• [Exercise prompt] Repeat the material exactly as it appears.

___ Supplied data

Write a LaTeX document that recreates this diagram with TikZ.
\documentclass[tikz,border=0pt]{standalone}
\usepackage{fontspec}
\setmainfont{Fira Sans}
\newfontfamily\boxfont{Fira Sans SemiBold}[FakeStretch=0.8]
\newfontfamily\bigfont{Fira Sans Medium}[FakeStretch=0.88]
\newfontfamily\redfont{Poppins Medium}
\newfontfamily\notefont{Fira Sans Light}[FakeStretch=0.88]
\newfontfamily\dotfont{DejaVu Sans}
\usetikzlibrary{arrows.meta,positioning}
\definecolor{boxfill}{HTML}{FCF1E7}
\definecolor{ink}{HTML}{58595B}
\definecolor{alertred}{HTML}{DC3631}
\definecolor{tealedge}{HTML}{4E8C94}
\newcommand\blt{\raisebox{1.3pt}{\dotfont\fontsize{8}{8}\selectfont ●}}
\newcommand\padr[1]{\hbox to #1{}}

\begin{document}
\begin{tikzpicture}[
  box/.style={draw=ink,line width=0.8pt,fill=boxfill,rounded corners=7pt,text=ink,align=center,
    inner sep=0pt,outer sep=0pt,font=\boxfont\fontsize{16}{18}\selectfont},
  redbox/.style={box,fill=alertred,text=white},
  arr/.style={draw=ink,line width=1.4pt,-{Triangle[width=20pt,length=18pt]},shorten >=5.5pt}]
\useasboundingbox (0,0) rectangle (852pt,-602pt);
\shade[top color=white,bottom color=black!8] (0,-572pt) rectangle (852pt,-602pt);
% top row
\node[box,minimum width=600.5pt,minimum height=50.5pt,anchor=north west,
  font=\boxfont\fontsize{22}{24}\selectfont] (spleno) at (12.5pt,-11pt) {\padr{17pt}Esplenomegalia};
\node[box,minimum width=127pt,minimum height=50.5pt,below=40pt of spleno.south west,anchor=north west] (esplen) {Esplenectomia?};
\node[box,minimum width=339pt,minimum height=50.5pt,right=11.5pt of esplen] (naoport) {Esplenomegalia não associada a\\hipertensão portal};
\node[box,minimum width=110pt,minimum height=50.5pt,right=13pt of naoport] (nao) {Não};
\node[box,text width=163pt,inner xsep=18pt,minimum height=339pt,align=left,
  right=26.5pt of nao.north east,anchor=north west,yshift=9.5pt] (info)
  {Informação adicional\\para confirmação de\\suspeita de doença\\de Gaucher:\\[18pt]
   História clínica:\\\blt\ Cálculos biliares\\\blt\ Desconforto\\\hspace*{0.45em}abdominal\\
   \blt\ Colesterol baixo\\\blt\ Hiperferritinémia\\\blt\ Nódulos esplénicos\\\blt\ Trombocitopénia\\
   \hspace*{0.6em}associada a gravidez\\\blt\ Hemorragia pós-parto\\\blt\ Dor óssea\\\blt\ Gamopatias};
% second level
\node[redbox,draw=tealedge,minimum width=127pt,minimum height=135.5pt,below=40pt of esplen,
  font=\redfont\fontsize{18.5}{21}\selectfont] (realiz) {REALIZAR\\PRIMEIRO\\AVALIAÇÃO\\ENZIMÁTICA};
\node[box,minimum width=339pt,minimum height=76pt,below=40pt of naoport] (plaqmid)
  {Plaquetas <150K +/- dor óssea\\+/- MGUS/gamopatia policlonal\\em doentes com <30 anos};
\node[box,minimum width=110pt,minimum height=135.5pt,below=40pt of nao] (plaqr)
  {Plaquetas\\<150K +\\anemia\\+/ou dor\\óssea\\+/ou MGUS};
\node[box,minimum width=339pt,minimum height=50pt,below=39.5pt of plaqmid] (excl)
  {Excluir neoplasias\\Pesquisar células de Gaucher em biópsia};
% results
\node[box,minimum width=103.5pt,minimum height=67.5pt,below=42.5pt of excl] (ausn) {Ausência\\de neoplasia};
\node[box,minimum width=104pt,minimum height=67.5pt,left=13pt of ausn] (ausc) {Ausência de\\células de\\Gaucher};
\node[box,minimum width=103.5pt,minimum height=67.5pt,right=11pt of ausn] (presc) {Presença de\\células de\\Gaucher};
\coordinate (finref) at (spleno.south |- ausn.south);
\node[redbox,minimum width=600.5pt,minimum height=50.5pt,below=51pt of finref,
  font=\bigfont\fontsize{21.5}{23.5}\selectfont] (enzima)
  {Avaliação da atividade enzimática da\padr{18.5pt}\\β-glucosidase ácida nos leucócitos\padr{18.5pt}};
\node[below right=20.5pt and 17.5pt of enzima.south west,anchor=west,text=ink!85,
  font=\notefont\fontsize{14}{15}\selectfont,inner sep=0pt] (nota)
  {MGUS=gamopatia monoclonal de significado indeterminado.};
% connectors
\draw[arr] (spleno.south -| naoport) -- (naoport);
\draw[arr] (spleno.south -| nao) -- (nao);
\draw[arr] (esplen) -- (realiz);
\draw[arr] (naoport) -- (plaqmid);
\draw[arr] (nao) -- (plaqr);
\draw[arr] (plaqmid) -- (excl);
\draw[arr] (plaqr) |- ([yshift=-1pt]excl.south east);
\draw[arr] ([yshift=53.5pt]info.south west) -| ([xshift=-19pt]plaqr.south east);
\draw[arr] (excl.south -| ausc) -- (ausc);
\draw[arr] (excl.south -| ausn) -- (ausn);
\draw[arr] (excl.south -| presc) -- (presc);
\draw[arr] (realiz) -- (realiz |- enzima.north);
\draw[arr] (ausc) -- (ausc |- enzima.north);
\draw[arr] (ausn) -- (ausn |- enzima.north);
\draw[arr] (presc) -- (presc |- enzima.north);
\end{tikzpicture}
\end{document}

______

• [The solution]
Write a LaTeX document that recreates this diagram with TikZ.
\documentclass[tikz,border=0pt]{standalone}
\usepackage{fontspec}
\setmainfont{Fira Sans}
\newfontfamily\boxfont{Fira Sans SemiBold}[FakeStretch=0.8]
\newfontfamily\bigfont{Fira Sans Medium}[FakeStretch=0.88]
\newfontfamily\redfont{Poppins Medium}
\newfontfamily\notefont{Fira Sans Light}[FakeStretch=0.88]
\newfontfamily\dotfont{DejaVu Sans}
\usetikzlibrary{arrows.meta,positioning}
\definecolor{boxfill}{HTML}{FCF1E7}
\definecolor{ink}{HTML}{58595B}
\definecolor{alertred}{HTML}{DC3631}
\definecolor{tealedge}{HTML}{4E8C94}
\newcommand\blt{\raisebox{1.3pt}{\dotfont\fontsize{8}{8}\selectfont ●}}
\newcommand\padr[1]{\hbox to #1{}}

\begin{document}
\begin{tikzpicture}[
  box/.style={draw=ink,line width=0.8pt,fill=boxfill,rounded corners=7pt,text=ink,align=center,
    inner sep=0pt,outer sep=0pt,font=\boxfont\fontsize{16}{18}\selectfont},
  redbox/.style={box,fill=alertred,text=white},
  arr/.style={draw=ink,line width=1.4pt,-{Triangle[width=20pt,length=18pt]},shorten >=5.5pt}]
\useasboundingbox (0,0) rectangle (852pt,-602pt);
\shade[top color=white,bottom color=black!8] (0,-572pt) rectangle (852pt,-602pt);
% top row
\node[box,minimum width=600.5pt,minimum height=50.5pt,anchor=north west,
  font=\boxfont\fontsize{22}{24}\selectfont] (spleno) at (12.5pt,-11pt) {\padr{17pt}Esplenomegalia};
\node[box,minimum width=127pt,minimum height=50.5pt,below=40pt of spleno.south west,anchor=north west] (esplen) {Esplenectomia?};
\node[box,minimum width=339pt,minimum height=50.5pt,right=11.5pt of esplen] (naoport) {Esplenomegalia não associada a\\hipertensão portal};
\node[box,minimum width=110pt,minimum height=50.5pt,right=13pt of naoport] (nao) {Não};
\node[box,text width=163pt,inner xsep=18pt,minimum height=339pt,align=left,
  right=26.5pt of nao.north east,anchor=north west,yshift=9.5pt] (info)
  {Informação adicional\\para confirmação de\\suspeita de doença\\de Gaucher:\\[18pt]
   História clínica:\\\blt\ Cálculos biliares\\\blt\ Desconforto\\\hspace*{0.45em}abdominal\\
   \blt\ Colesterol baixo\\\blt\ Hiperferritinémia\\\blt\ Nódulos esplénicos\\\blt\ Trombocitopénia\\
   \hspace*{0.6em}associada a gravidez\\\blt\ Hemorragia pós-parto\\\blt\ Dor óssea\\\blt\ Gamopatias};
% second level
\node[redbox,draw=tealedge,minimum width=127pt,minimum height=135.5pt,below=40pt of esplen,
  font=\redfont\fontsize{18.5}{21}\selectfont] (realiz) {REALIZAR\\PRIMEIRO\\AVALIAÇÃO\\ENZIMÁTICA};
\node[box,minimum width=339pt,minimum height=76pt,below=40pt of naoport] (plaqmid)
  {Plaquetas <150K +/- dor óssea\\+/- MGUS/gamopatia policlonal\\em doentes com <30 anos};
\node[box,minimum width=110pt,minimum height=135.5pt,below=40pt of nao] (plaqr)
  {Plaquetas\\<150K +\\anemia\\+/ou dor\\óssea\\+/ou MGUS};
\node[box,minimum width=339pt,minimum height=50pt,below=39.5pt of plaqmid] (excl)
  {Excluir neoplasias\\Pesquisar células de Gaucher em biópsia};
% results
\node[box,minimum width=103.5pt,minimum height=67.5pt,below=42.5pt of excl] (ausn) {Ausência\\de neoplasia};
\node[box,minimum width=104pt,minimum height=67.5pt,left=13pt of ausn] (ausc) {Ausência de\\células de\\Gaucher};
\node[box,minimum width=103.5pt,minimum height=67.5pt,right=11pt of ausn] (presc) {Presença de\\células de\\Gaucher};
\coordinate (finref) at (spleno.south |- ausn.south);
\node[redbox,minimum width=600.5pt,minimum height=50.5pt,below=51pt of finref,
  font=\bigfont\fontsize{21.5}{23.5}\selectfont] (enzima)
  {Avaliação da atividade enzimática da\padr{18.5pt}\\β-glucosidase ácida nos leucócitos\padr{18.5pt}};
\node[below right=20.5pt and 17.5pt of enzima.south west,anchor=west,text=ink!85,
  font=\notefont\fontsize{14}{15}\selectfont,inner sep=0pt] (nota)
  {MGUS=gamopatia monoclonal de significado indeterminado.};
% connectors
\draw[arr] (spleno.south -| naoport) -- (naoport);
\draw[arr] (spleno.south -| nao) -- (nao);
\draw[arr] (esplen) -- (realiz);
\draw[arr] (naoport) -- (plaqmid);
\draw[arr] (nao) -- (plaqr);
\draw[arr] (plaqmid) -- (excl);
\draw[arr] (plaqr) |- ([yshift=-1pt]excl.south east);
\draw[arr] ([yshift=53.5pt]info.south west) -| ([xshift=-19pt]plaqr.south east);
\draw[arr] (excl.south -| ausc) -- (ausc);
\draw[arr] (excl.south -| ausn) -- (ausn);
\draw[arr] (excl.south -| presc) -- (presc);
\draw[arr] (realiz) -- (realiz |- enzima.north);
\draw[arr] (ausc) -- (ausc |- enzima.north);
\draw[arr] (ausn) -- (ausn |- enzima.north);
\draw[arr] (presc) -- (presc |- enzima.north);
\end{tikzpicture}
\end{document}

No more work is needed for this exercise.